State only the number of lines that include "diagram".
>> begin GIVEN INFORMATION
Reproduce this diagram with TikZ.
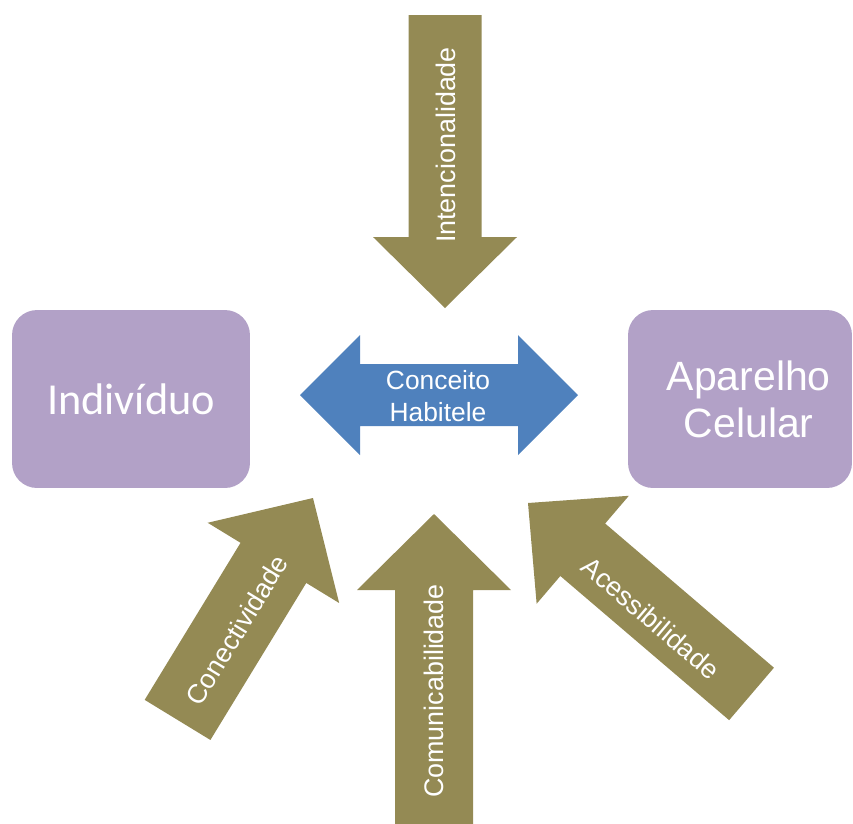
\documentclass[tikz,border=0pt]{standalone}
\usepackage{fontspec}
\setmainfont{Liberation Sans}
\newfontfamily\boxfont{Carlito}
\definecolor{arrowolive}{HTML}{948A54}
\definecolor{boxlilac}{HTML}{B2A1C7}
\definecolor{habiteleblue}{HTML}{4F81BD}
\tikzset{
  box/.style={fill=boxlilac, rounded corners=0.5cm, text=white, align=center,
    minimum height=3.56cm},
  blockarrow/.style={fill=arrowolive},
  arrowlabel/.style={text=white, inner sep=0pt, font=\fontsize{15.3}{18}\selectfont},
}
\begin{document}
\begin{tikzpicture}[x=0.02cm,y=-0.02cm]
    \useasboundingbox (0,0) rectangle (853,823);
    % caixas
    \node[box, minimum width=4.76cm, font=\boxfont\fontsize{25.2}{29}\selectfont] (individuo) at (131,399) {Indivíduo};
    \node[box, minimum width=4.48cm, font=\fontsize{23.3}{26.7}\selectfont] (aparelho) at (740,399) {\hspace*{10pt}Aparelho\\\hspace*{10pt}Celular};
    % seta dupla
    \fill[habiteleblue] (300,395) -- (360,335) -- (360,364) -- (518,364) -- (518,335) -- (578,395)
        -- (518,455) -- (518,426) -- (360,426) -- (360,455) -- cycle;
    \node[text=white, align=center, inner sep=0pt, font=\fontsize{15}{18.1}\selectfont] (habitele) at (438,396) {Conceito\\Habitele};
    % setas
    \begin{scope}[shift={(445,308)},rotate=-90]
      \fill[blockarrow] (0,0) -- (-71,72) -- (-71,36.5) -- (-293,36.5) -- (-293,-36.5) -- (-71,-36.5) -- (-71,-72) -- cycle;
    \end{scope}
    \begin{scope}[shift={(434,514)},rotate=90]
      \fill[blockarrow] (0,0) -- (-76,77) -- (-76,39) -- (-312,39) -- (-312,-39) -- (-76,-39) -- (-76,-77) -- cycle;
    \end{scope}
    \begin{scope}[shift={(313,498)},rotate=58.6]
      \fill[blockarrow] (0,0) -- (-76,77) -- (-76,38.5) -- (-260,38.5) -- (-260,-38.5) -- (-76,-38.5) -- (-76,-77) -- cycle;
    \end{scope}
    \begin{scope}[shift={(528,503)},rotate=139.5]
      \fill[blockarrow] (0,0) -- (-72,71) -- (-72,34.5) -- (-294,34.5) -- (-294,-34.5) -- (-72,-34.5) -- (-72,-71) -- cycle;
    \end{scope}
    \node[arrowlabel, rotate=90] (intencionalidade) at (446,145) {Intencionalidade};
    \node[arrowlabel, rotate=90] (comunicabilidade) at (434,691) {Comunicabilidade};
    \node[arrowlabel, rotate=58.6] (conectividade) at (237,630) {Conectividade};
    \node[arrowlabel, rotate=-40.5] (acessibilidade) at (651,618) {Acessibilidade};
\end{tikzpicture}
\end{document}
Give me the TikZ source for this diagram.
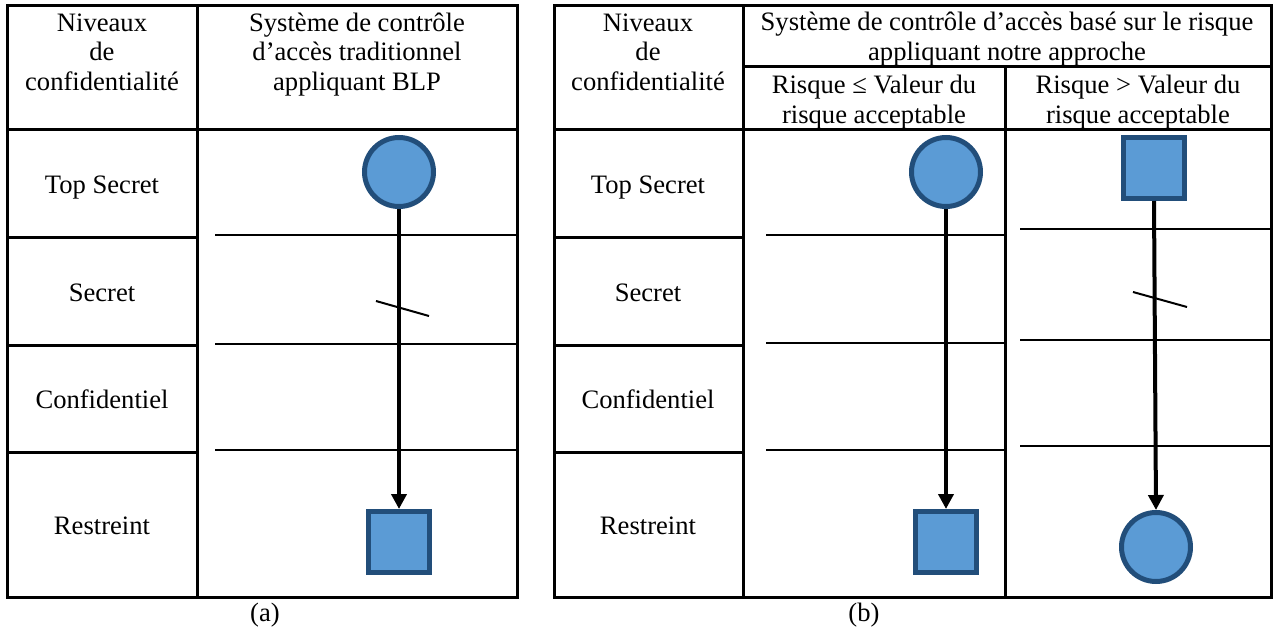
>> end GIVEN INFORMATION
## IN RESPONSE
2